The Forever Battle for Independence
Letter from Santa Fe, where the nation lives on, no matter what
Here in Santa Fe, America seems almost sane. People order red or green enchiladas, depending on the chili pepper of their choice, with no thought for tanks on Pennsylvania Avenue or troops in L.A. Women come here year round from Texas to find the medical care they cannot get at home, and people flock to Santa Fe in the summer for sunny but not scorching afternoons and cool nights at the opera.
Still, the Fourth of July requires of us a little reflection on where we’ve been and where we might be going if we’re not careful. Frances Perkins, the first woman to serve in a presidential cabinet, comes to mind. She was an advocate for workers rights in New York before FDR named her Secretary of Labor, and she was with him to the end, from 1933 to 1945. Frances Perkins often quoted her grandmother who said, “If you walk through a room and there are bodies on the floor, keep on walking.”
Well, there are plenty of bodies on the floor this Fourth of the July, though not, as far as I know, in Santa Fe. Quite a few in Washington, though, and across the world: the 15 members of the Advisory Committee on Immunization, fired by Secretary of Health and Human Services Bobby Kennedy, Jr., immigrants convicted of nothing transported to a prison in El Salvador, or an international student at Tufts arrested on the street by six men in masks because she had written a pro-Gaza op ed for a student newspaper, then shipped to Louisiana, now the Salvador of the United States; carriers of the flame at the National Endowment for the Humanities, now decimated; USAID, PEPFAR and millions who were saved by their generous ministrations; not to mention the thousands who ran afoul of Elon Musk’s chainsaw massacre. And not to forget the President of the University of Virginia, either, or of the Kennedy Center for the Performing Arts, or the director of the National Portrait Gallery.
Uh oh. It’s easy to suppose that nothing else untoward could happen at the National Portrait Gallery, and certainly not to presidential pictures. Don’t count on it. The mission of this museum is “to tell the story of America by portraying the people who shape the nation’ history, development and culture.” But much of the carnage inflicted on excellent people by the current regime has come about because of that regime’s categorical rejection of Diversity, Equity and Inclusion. This could lead, while no one was looking, to the superlative portraits of Michelle and Barack Obama in the National Portrait Gallery.

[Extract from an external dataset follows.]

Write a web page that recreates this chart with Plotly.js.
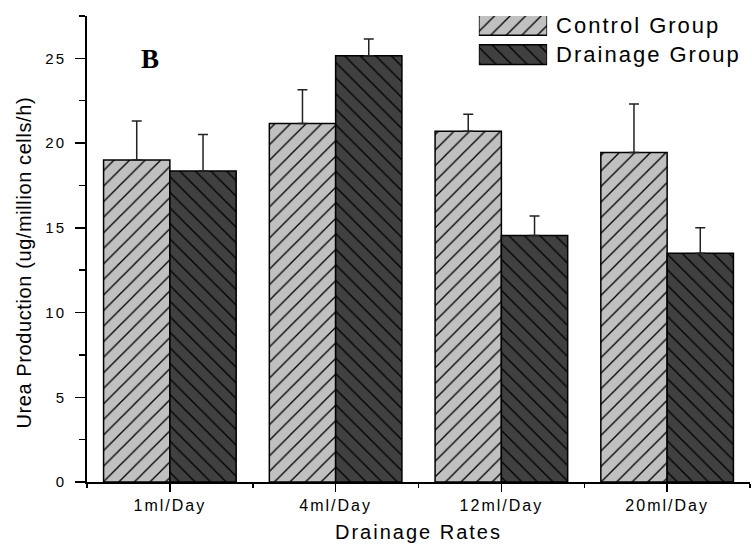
<!DOCTYPE html>
<html>
<head>
<meta charset="utf-8">
<script src="https://cdn.plot.ly/plotly-3.0.1.min.js"></script>
<style>
  html, body { margin: 0; padding: 0; background: #fff; }
  #chart { width: 752px; height: 550px; }
  /* wide tracking on the axis and key text */
  .xtick text { letter-spacing: 2px; }
  .ytick text { letter-spacing: 2px; }
  .y2tick text { letter-spacing: 2px; }
  .xtitle { letter-spacing: 2px; }
  .annotation-text { letter-spacing: 0.6px; }
</style>
</head>
<body>
<div id="chart"></div>
<script>
// Drainage rate categories
const rates = ['1ml/Day', '4ml/Day', '12ml/Day', '20ml/Day'];
// Urea production, ug/million cells/h
const controlValues = [19.0, 21.15, 20.7, 19.45];
const controlErrors = [2.3, 2.0, 1.0, 2.85];
const drainageValues = [18.35, 25.15, 14.55, 13.5];
const drainageErrors = [2.15, 1.0, 1.15, 1.5];
// Series names (also used for the key)
const seriesNames = ['Control Group', 'Drainage Group'];
const yTitle = 'Urea Production (ug/million cells/h)';
const xTitle = 'Drainage Rates';
const panelLabel = 'B';

const ratePositions = rates.map((_, i) => i);
const zeros = rates.map(() => 0);

const controlStyle = {
  color: '#c0c0c0',
  line: { color: '#000', width: 1.5 },
  pattern: { shape: '/', fgcolor: '#000', bgcolor: '#c0c0c0', size: 11, solidity: 0.12, fillmode: 'replace' }
};
const drainageStyle = {
  color: '#404040',
  line: { color: '#000', width: 1.5 },
  pattern: { shape: '\\', fgcolor: '#000', bgcolor: '#404040', size: 11, solidity: 0.12, fillmode: 'replace' }
};
const errStyle = { type: 'data', symmetric: false, color: '#222', thickness: 1.5, width: 5 };

const traces = [
  {
    type: 'bar', name: seriesNames[0], x: ratePositions, y: controlValues,
    marker: controlStyle,
    error_y: Object.assign({ array: controlErrors, arrayminus: zeros }, errStyle),
    showlegend: false, hoverinfo: 'skip'
  },
  {
    type: 'bar', name: seriesNames[1], x: ratePositions, y: drainageValues,
    marker: drainageStyle,
    error_y: Object.assign({ array: drainageErrors, arrayminus: zeros }, errStyle),
    showlegend: false, hoverinfo: 'skip'
  },
  // key swatches: wide hatched boxes beside their names
  {
    type: 'bar', orientation: 'h', xaxis: 'x2', yaxis: 'y2',
    x: [1], y: [seriesNames[0]], width: 0.68,
    marker: controlStyle, showlegend: false, hoverinfo: 'skip'
  },
  {
    type: 'bar', orientation: 'h', xaxis: 'x2', yaxis: 'y2',
    x: [1], y: [seriesNames[1]], width: 0.68,
    marker: drainageStyle, showlegend: false, hoverinfo: 'skip'
  }
];

const sans = 'Liberation Sans, Arial, sans-serif';

const layout = {
  width: 752, height: 550,
  margin: { l: 87, r: 2, t: 16, b: 68 },
  paper_bgcolor: '#fff', plot_bgcolor: '#fff',
  showlegend: false,
  barmode: 'group', bargap: 0.2, bargroupgap: 0,
  xaxis: {
    range: [-0.5, 3.5], tickmode: 'array', tickvals: ratePositions, ticktext: rates,
    showline: true, linecolor: '#000', linewidth: 2,
    ticks: 'outside', ticklen: 8, tickwidth: 1.5, tickcolor: '#000',
    minor: { tickmode: 'array', tickvals: [-0.5, 0.5, 1.5, 2.5, 3.5], ticks: 'outside', ticklen: 4, tickwidth: 1.5, tickcolor: '#000' },
    showgrid: false, zeroline: false,
    tickfont: { family: sans, size: 16, color: '#000' },
    ticklabelstandoff: 0,
    title: { text: xTitle, font: { family: sans, size: 20, color: '#000' }, standoff: 12 }
  },
  yaxis: {
    range: [0, 27.5], tickmode: 'linear', tick0: 0, dtick: 5,
    showline: true, linecolor: '#000', linewidth: 2,
    ticks: 'outside', ticklen: 10, tickwidth: 1.5, tickcolor: '#000',
    minor: { tickmode: 'linear', tick0: 0, dtick: 2.5, ticks: 'outside', ticklen: 6, tickwidth: 1.5, tickcolor: '#000' },
    showgrid: false, zeroline: false,
    tickfont: { family: sans, size: 15, color: '#000' },
    ticklabelstandoff: 6
  },
  xaxis2: {
    domain: [0.591, 0.694], range: [0, 1], anchor: 'y2',
    visible: false, fixedrange: true
  },
  yaxis2: {
    domain: [0.862, 1], anchor: 'x2', side: 'right',
    type: 'category', categoryorder: 'array', categoryarray: [seriesNames[1], seriesNames[0]],
    range: [-0.877, 1.317],
    showline: false, showgrid: false, zeroline: false, ticks: '',
    ticklabelstandoff: 8,
    tickfont: { family: sans, size: 22, color: '#000' },
    fixedrange: true
  },
  annotations: [
    {
      xref: 'paper', yref: 'paper', x: -0.0965, y: 0.471,
      xanchor: 'center', yanchor: 'middle', showarrow: false, textangle: -90,
      text: yTitle,
      font: { family: sans, size: 20, color: '#000' }
    },
    {
      xref: 'paper', yref: 'paper', x: 0.0965, y: 0.907,
      xanchor: 'center', yanchor: 'middle', showarrow: false,
      text: '<b>' + panelLabel + '</b>',
      font: { family: 'Liberation Serif, Times New Roman, serif', size: 27, color: '#000' }
    }
  ]
};

Plotly.newPlot('chart', traces, layout, { staticPlot: true, displayModeBar: false });
</script>
</body>
</html>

The painting of Michelle by Amy Sherald is the centerpiece of a show of the artist’s work at the Whitney Museum of American Art in New York, up until August 10. I hope that it will not be returned to Washington until the White House is cleared of its current occupants. It would not be a bad idea for President Obama’s spectacular picture by Kehinde Wiley to be sent to the Whitney also where both could hang on extended loan for the duration.
Of course this sounds crazy. But it was crazy for the guy in the gilded Oval Office to fire Kim Sajet as NPG director because she was too DEI. It was crazy for him to say that Biden did not win the presidential election of 2020. Will he next decide that Obama’s two victories were fraudulent also? That really would be crazy. More likely would be a directive to put the Obama portraits— creative and exciting— in an obscure, out-of- the- way location, where few can find them.
The GOO guy might be especially agitated when he contemplates his own portrait alongside theirs. Already he has noted that a painting of Obama in the Colorado State Capital looks much better than his and demanded that the pudgy picture of him be replaced with the scowling your-money or-your-life visage that he now prefers.
On this Independence Day is there any serious choice but to commit ourselves to resistance? Tim Snyder already has laid out a blueprint for this kind of citizenship in “On Tyranny. ” It’s very good advice, such as don’t obey in advance. To that might be added: Don’t go to Kennedy Center or the National Portrait Gallery or any place contaminated by this regime if you possibly can avoid it. Help immigrants on a personal level wherever you can as St. Rita’s Catholic Church in Dallas now urges its parishioners to do, and the Oak Lawn Methodist Church, also in Dallas, has done for years. Support a candidate in next year’s elections. Go about your accustomed rounds as teacher, doctor, developer, nurse, writer, retailer, architect, banker, lawyer, investor, violinist, contractor et al with maximum effort and maximum integrity, as if the fate of the nation depended on it. Because it does.